For **2-D (multiband) lightcurves** this happens automatically.  For **1-D
lightcurves**, auto-population only occurs when the band-ID column contains
exactly one distinct non-empty label (matching the 1-D constructor contract); if
multiple distinct labels are present, ``band`` is left unset and a warning is
emitted.
Note that these string labels are for human readability only — the GP model
requires a numeric wavelength in column 1 of ``xdata`` (see
:doc:`multiband`).

**From an Astropy-compatible format**

:meth:`~pgmuvi.lightcurve.Lightcurve.from_table` builds a light curve from an
:class:`astropy.table.Table` instance or any file format that Astropy can read
(FITS, VOTable, many ASCII dialects)::

    import pgmuvi

    lc = pgmuvi.lightcurve.Lightcurve.from_table("my_lightcurve.vot")

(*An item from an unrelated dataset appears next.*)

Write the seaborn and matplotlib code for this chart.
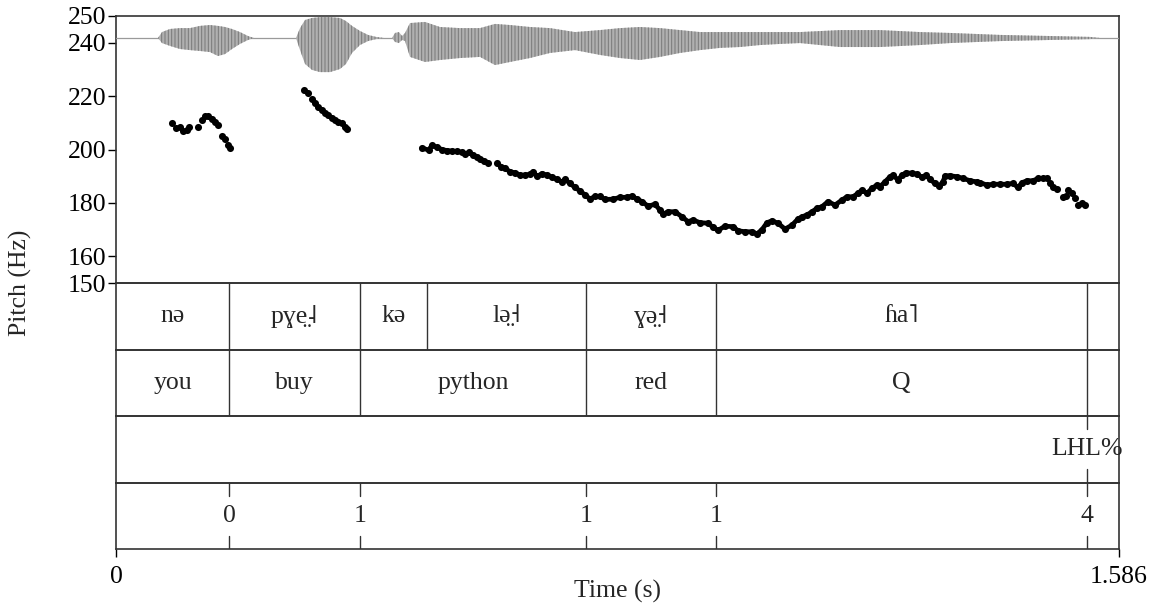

Example from an in-memory table::

    from astropy.table import Table
    import pgmuvi

    t = Table.read("my_lightcurve.fits")
    lc = pgmuvi.lightcurve.Lightcurve.from_table(t)

**From raw arrays**

For any other format, read the data manually and pass arrays directly::

    import numpy as np
    import pgmuvi

    data = np.loadtxt("my_lightcurve.csv", delimiter=",")
    lc = pgmuvi.lightcurve.Lightcurve(data[:, 0], data[:, 1], data[:, 2])

Adding More Observations
--------------------------

**Merging a new band into an existing multiband lightcurve**

:meth:`~pgmuvi.lightcurve.Lightcurve.merge` appends a new band to an
existing 2-D light curve.  The calling object must already be 2-D; 1-D
inputs are promoted automatically when a wavelength is supplied.  For 1-D
inputs that have no ``band`` attribute set, you must also pass ``band=``
explicitly (otherwise a :class:`ValueError` is raised)::

    # lc2d is an existing 2-D lightcurve; lc_new is a new single-band lc
    merged = lc2d.merge(lc_new, wavelength=0.80, band="I")   # 0.80 μm, band "I"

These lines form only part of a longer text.